A plausible implication is that anatomical masking is a necessary—but not always sufficient—step toward mitigating spurious model reliance and dataset bias. Segmentation should be considered a component within a broader interpretability and external validation framework.

6. Task-Dependent Design Decisions and Limitations

Recent research emphasizes the task-, architecture-, and dataset-dependent nature of segmentation-guided strategies:

• Mask Strictness: Masking tightly around the lungs may degrade performance on abnormalities with peri-hilar, pleural, or mediastinal manifestations, and can reduce abnormality-specific AUROC. Loose masking can recover much of this loss and improve "No Finding" discrimination, highlighting the need to select mask parameters in accordance with the clinical screening objective and CNN backbone (Miao et al., 28 Dec 2025).
• Multi-organ Segmentation and Generalizability: AnyCXR demonstrates that segmentation models trained entirely on domain-randomized synthetic data can still improve real-world CXR multi-label diagnosis by 2.04% mean AUROC, implying that anatomical priors are transferable and generalize across projection angle, hospital, and patient population (Zifei et al., 19 Dec 2025).
• Modular versus End-to-End Training: Most segmentation-guided pipelines train segmentation and classification sequentially. A future direction, enabled by architectures such as AnyCXR-CAR, is full end-to-end joint optimization, potentially improving downstream task metrics further (Zifei et al., 19 Dec 2025).
• Interpretability vs. Raw Metrics: In several studies, segmentation does not always yield higher F1/AUC compared to raw-image-trained baselines on in-domain data. However, segmentation consistently increases cognitive fidelity, spatial plausibility, and out-of-distribution robustness (Teixeira et al., 2020, Azimi et al., 2022, Liu et al., 2018).

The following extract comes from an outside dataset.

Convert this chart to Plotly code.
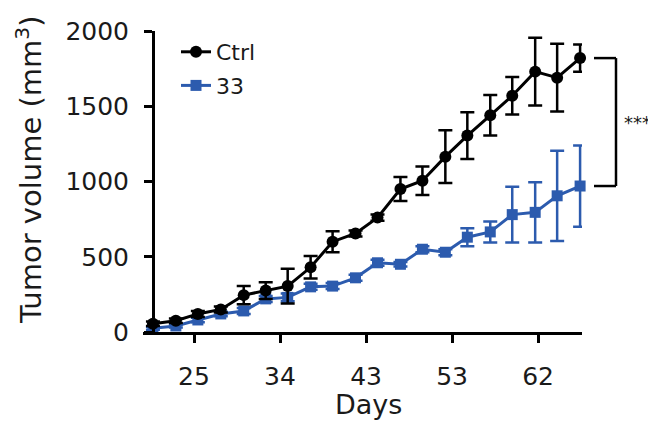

7. Representative Pipelines and Quantitative Summary

Pipeline / Study	Segmentation Backbone	Classification Backbone	Segmentation Dice (test)	Macro AUC/F1/AUROC	Remarks
(Teixeira et al., 2020)	U-Net, BCE loss, 400×400	InceptionV3, ResNet50V2	0.982	F1=0.88 (segm), 0.90 (orig)	Reduces non-lung heatmap focus
(Liu et al., 2018) – SDFN	U-Net (Pazhitnykh&Petsiuk), 256x256	DenseNet-121 dual-stream	0.98 (JSRT)	AUC=0.815 (fusion)	Fusion outperforms single-stream
(Miao et al., 28 Dec 2025) – MedSAM-based	MedSAM (finetuned), 1024×1024	DenseNet121/ResNet50	Dice=0.984 (val)	AUROC=0.837–0.879	Masking regime matters
(Azimi et al., 2022) – XLSor	XLSor (U-Net+CCA), 512×512	MoCo v2 (ResNet-50)	0.968 (SH)	Acc=0.946/F1=0.939 (test)	Improves interpretability
(Tai et al., 2021) – Nodule detection	U-Net+DenseNet161	ResNet-34 (patch-level)	IoU=0.9228 (val)	Sens=0.78/Spec=0.79/ROC=0.837	Patch-based loc, fast inference
(Zifei et al., 19 Dec 2025) – AnyCXR	U-Net+ResNet-50 (synthetic DRRs)	ResNet-50 (4-channel)	PA Dice=0.951 (real CXR)	AUROC=82.3% (seg-gd)	Multi-organ, 2% AUROC gain

A plausible implication is that pipelines integrating segmentation as spatial prior, especially via strategic mask or ROI selection and anatomy-aware fusion, can consistently improve spatial validity and generalization for CXR abnormality classification across diverse datasets, target pathologies, and clinical requirements. There remains a performance trade-off between context preservation and region focus; thus, mask design and integration strategy should be selected based on the intended diagnostic task and desired explainability.